### Exercise prompt
Set down the data below from its first line to the line holding "Chart.register(...registerables);", inclusive; omit all pictures.

### Stored data
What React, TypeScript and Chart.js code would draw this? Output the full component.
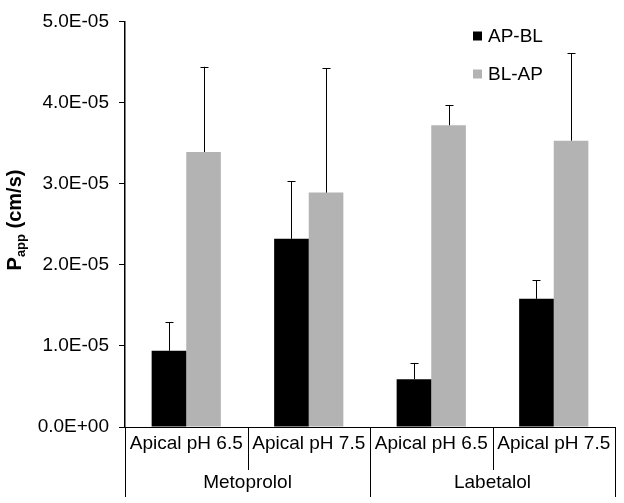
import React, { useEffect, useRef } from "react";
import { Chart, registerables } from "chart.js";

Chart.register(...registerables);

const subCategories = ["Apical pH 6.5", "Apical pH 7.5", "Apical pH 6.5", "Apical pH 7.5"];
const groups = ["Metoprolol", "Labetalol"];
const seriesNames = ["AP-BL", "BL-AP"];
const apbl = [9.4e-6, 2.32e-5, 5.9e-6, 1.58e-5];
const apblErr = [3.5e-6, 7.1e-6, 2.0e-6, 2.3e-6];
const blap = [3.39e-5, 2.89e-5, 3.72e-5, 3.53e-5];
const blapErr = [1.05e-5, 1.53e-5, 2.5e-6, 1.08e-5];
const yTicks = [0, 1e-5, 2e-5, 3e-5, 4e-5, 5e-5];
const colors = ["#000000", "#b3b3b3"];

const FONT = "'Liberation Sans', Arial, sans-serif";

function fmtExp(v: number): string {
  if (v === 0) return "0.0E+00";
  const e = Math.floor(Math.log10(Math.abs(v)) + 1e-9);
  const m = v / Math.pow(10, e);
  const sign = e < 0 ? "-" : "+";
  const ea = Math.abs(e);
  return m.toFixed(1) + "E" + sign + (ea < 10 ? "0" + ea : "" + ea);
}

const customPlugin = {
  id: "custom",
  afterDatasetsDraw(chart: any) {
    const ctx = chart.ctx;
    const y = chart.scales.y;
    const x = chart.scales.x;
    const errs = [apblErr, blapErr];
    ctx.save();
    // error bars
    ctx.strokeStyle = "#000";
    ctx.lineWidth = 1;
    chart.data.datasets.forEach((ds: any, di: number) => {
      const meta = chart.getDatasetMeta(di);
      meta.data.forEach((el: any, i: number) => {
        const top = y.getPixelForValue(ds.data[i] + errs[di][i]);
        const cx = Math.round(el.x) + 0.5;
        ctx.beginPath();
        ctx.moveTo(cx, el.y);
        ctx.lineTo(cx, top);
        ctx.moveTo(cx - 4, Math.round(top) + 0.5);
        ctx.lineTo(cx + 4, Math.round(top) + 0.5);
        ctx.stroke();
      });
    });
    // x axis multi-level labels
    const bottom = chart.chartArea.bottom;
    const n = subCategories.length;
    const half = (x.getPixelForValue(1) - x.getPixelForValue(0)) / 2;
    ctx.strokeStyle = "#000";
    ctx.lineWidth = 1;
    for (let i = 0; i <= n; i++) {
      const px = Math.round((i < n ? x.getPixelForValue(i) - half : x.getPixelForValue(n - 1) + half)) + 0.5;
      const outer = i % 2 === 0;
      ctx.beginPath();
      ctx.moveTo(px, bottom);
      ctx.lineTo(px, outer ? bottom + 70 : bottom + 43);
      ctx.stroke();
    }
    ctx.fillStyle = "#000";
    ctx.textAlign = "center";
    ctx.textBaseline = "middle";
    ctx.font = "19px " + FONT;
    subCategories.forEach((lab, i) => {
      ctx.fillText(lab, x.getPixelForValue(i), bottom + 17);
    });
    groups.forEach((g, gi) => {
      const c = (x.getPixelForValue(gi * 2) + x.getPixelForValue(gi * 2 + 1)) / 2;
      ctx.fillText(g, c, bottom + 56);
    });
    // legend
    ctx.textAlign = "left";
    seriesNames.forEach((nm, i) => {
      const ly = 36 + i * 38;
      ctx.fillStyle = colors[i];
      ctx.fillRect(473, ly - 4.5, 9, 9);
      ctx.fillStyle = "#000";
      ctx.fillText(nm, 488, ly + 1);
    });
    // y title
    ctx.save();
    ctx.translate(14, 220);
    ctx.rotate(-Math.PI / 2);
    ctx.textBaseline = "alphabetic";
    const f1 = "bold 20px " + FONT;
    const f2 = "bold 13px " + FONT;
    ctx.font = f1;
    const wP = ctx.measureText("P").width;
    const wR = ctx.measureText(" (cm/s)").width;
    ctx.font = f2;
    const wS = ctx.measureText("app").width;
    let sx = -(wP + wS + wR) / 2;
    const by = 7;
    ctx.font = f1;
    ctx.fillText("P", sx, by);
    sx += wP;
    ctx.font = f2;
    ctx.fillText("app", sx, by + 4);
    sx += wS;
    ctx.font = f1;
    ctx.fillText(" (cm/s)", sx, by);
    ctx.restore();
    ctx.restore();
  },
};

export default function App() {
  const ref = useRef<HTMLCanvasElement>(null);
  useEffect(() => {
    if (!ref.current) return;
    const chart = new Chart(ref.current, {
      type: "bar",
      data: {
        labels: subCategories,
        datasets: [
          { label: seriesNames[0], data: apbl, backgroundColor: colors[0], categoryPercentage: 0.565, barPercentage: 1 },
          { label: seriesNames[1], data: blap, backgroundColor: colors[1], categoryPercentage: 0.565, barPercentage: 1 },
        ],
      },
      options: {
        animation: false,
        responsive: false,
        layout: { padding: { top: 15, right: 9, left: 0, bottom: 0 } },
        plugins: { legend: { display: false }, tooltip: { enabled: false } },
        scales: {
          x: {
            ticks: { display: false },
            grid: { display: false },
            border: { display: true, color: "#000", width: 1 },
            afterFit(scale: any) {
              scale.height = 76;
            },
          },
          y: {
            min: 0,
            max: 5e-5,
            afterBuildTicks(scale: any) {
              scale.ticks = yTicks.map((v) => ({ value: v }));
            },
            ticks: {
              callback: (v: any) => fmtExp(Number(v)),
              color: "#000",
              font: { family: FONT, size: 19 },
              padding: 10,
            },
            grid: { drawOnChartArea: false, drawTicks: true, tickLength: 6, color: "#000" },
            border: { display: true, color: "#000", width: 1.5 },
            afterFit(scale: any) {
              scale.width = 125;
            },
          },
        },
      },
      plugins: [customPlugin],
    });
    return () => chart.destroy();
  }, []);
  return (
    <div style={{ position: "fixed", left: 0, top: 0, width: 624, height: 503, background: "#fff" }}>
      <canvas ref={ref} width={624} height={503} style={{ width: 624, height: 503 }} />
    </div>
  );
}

### Answer
What React, TypeScript and Chart.js code would draw this? Output the full component.
import React, { useEffect, useRef } from "react";
import { Chart, registerables } from "chart.js";

Chart.register(...registerables);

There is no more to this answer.